- AIM
For the copy, please give all of the data again exactly and leave the pictures out.

- INFORMATION PROVIDED

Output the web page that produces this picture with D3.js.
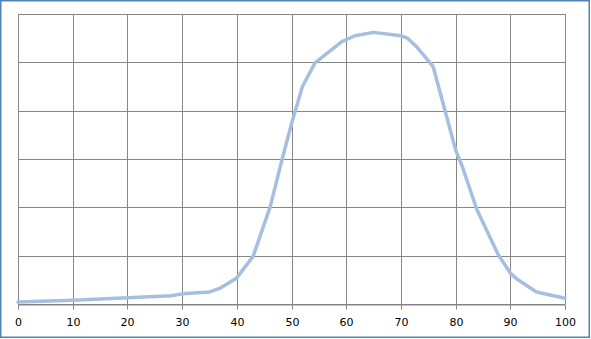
<!DOCTYPE html>
<html>
<head>
<meta charset="utf-8">
<script src="https://cdn.jsdelivr.net/npm/d3@7"></script>
<style>
  body { margin: 0; background: #fff; }
  .x_axis text { font-family: "DejaVu Sans", Verdana, sans-serif; font-size: 11px; fill: #000; }
</style>
</head>
<body>
<div id="chart"></div>
<script>
// curve (x, y in grid units of 10)
const xValues = [0, 10, 20, 28, 30, 35, 37, 40, 43, 43.6, 46.1, 48.3, 50, 52, 54.3, 59.2, 61.6, 65, 70, 71.2, 72.9, 75.9, 80, 81.2, 83.9, 87.8, 90, 91.4, 94.8, 100];
const yValues = [0.4, 0.8, 1.3, 1.7, 2.1, 2.5, 3.3, 5.4, 9.9, 11.9, 20.1, 30.0, 37.3, 45.0, 49.9, 54.3, 55.5, 56.2, 55.5, 55.0, 53.2, 49.1, 31.9, 28.5, 19.5, 10.2, 6.4, 5.0, 2.5, 1.2];
const xTicks = [0, 10, 20, 30, 40, 50, 60, 70, 80, 90, 100];
const yTicks = [0, 10, 20, 30, 40, 50, 60];

const W = 591, H = 339;
const margin = {top: 14, right: 26, bottom: 35, left: 18};

const svg = d3.select("#chart").append("svg")
    .attr("width", W)
    .attr("height", H);

// outer border
svg.append("rect")
    .attr("x", 0.75).attr("y", 0.75)
    .attr("width", W - 2.5).attr("height", H - 2.5)
    .attr("fill", "#fff")
    .attr("stroke", "#4f81bd")
    .attr("stroke-width", 1.5);

const x = d3.scaleLinear().domain([0, 100]).range([margin.left, W - margin.right]);
const y = d3.scaleLinear().domain([0, 60]).range([H - margin.bottom, margin.top]);

const grid = svg.append("g").attr("stroke", "#868686").attr("stroke-width", 1);

grid.selectAll(".vgrid").data(xTicks)
    .enter().append("line")
    .attr("class", "vgrid")
    .attr("x1", d => Math.round(x(d)) + 0.5).attr("x2", d => Math.round(x(d)) + 0.5)
    .attr("y1", y(60)).attr("y2", y(0));

grid.selectAll(".hgrid").data(yTicks)
    .enter().append("line")
    .attr("class", "hgrid")
    .attr("x1", x(0)).attr("x2", x(100))
    .attr("y1", d => Math.round(y(d)) + 0.5).attr("y2", d => Math.round(y(d)) + 0.5);

// x axis
const xAxis = svg.append("g")
    .attr("class", "x_axis")
    .attr("transform", `translate(0, ${Math.round(y(0)) + 0.5})`)
    .call(d3.axisBottom(x).tickValues(xTicks).tickSize(5).tickPadding(9));
xAxis.select(".domain").attr("stroke", "#868686");
xAxis.selectAll(".tick line").attr("stroke", "#868686")
    .attr("transform", function() { return "translate(" + (0) + ",0)"; });
xAxis.selectAll(".tick").attr("transform", d => `translate(${Math.round(x(d)) + 0.5},0)`);

const pts = xValues.map((d, i) => [d, yValues[i]]);

svg.append("path")
    .datum(pts)
    .attr("fill", "none")
    .attr("stroke", "#a7bfde")
    .attr("stroke-width", 3.5)
    .attr("stroke-linejoin", "round")
    .attr("stroke-linecap", "round")
    .attr("d", d3.line().x(d => x(d[0])).y(d => y(d[1])));
</script>
</body>
</html>
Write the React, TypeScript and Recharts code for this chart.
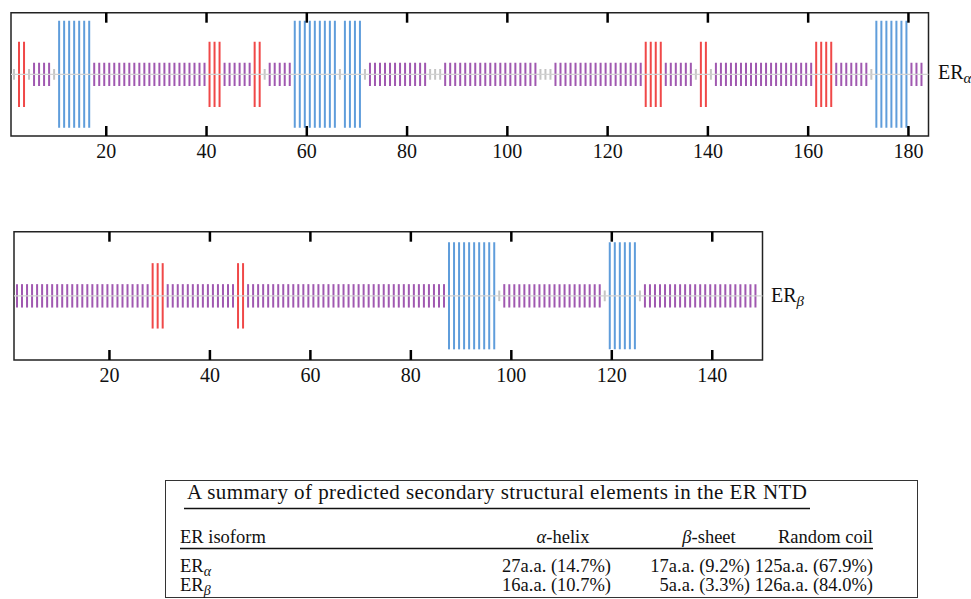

- THE REPLY
Output the web page that produces this picture with D3.js.
<!DOCTYPE html>
<html>
<head>
<meta charset="utf-8">
<script src="https://cdn.jsdelivr.net/npm/d3@7"></script>
<style>
  body { margin: 0; background: #fff; }
  .x_axis text { font-family: "DejaVu Sans", Verdana, sans-serif; font-size: 11px; fill: #000; }
</style>
</head>
<body>
<div id="chart"></div>
<script>
// curve (x, y in grid units of 10)
const xValues = [0, 10, 20, 28, 30, 35, 37, 40, 43, 43.6, 46.1, 48.3, 50, 52, 54.3, 59.2, 61.6, 65, 70, 71.2, 72.9, 75.9, 80, 81.2, 83.9, 87.8, 90, 91.4, 94.8, 100];
const yValues = [0.4, 0.8, 1.3, 1.7, 2.1, 2.5, 3.3, 5.4, 9.9, 11.9, 20.1, 30.0, 37.3, 45.0, 49.9, 54.3, 55.5, 56.2, 55.5, 55.0, 53.2, 49.1, 31.9, 28.5, 19.5, 10.2, 6.4, 5.0, 2.5, 1.2];
const xTicks = [0, 10, 20, 30, 40, 50, 60, 70, 80, 90, 100];
const yTicks = [0, 10, 20, 30, 40, 50, 60];

const W = 591, H = 339;
const margin = {top: 14, right: 26, bottom: 35, left: 18};

const svg = d3.select("#chart").append("svg")
    .attr("width", W)
    .attr("height", H);

// outer border
svg.append("rect")
    .attr("x", 0.75).attr("y", 0.75)
    .attr("width", W - 2.5).attr("height", H - 2.5)
    .attr("fill", "#fff")
    .attr("stroke", "#4f81bd")
    .attr("stroke-width", 1.5);

const x = d3.scaleLinear().domain([0, 100]).range([margin.left, W - margin.right]);
const y = d3.scaleLinear().domain([0, 60]).range([H - margin.bottom, margin.top]);

const grid = svg.append("g").attr("stroke", "#868686").attr("stroke-width", 1);

grid.selectAll(".vgrid").data(xTicks)
    .enter().append("line")
    .attr("class", "vgrid")
    .attr("x1", d => Math.round(x(d)) + 0.5).attr("x2", d => Math.round(x(d)) + 0.5)
    .attr("y1", y(60)).attr("y2", y(0));

grid.selectAll(".hgrid").data(yTicks)
    .enter().append("line")
    .attr("class", "hgrid")
    .attr("x1", x(0)).attr("x2", x(100))
    .attr("y1", d => Math.round(y(d)) + 0.5).attr("y2", d => Math.round(y(d)) + 0.5);

// x axis
const xAxis = svg.append("g")
    .attr("class", "x_axis")
    .attr("transform", `translate(0, ${Math.round(y(0)) + 0.5})`)
    .call(d3.axisBottom(x).tickValues(xTicks).tickSize(5).tickPadding(9));
xAxis.select(".domain").attr("stroke", "#868686");
xAxis.selectAll(".tick line").attr("stroke", "#868686")
    .attr("transform", function() { return "translate(" + (0) + ",0)"; });
xAxis.selectAll(".tick").attr("transform", d => `translate(${Math.round(x(d)) + 0.5},0)`);

const pts = xValues.map((d, i) => [d, yValues[i]]);

svg.append("path")
    .datum(pts)
    .attr("fill", "none")
    .attr("stroke", "#a7bfde")
    .attr("stroke-width", 3.5)
    .attr("stroke-linejoin", "round")
    .attr("stroke-linecap", "round")
    .attr("d", d3.line().x(d => x(d[0])).y(d => y(d[1])));
</script>
</body>
</html>
Write the React, TypeScript and Recharts code for this chart.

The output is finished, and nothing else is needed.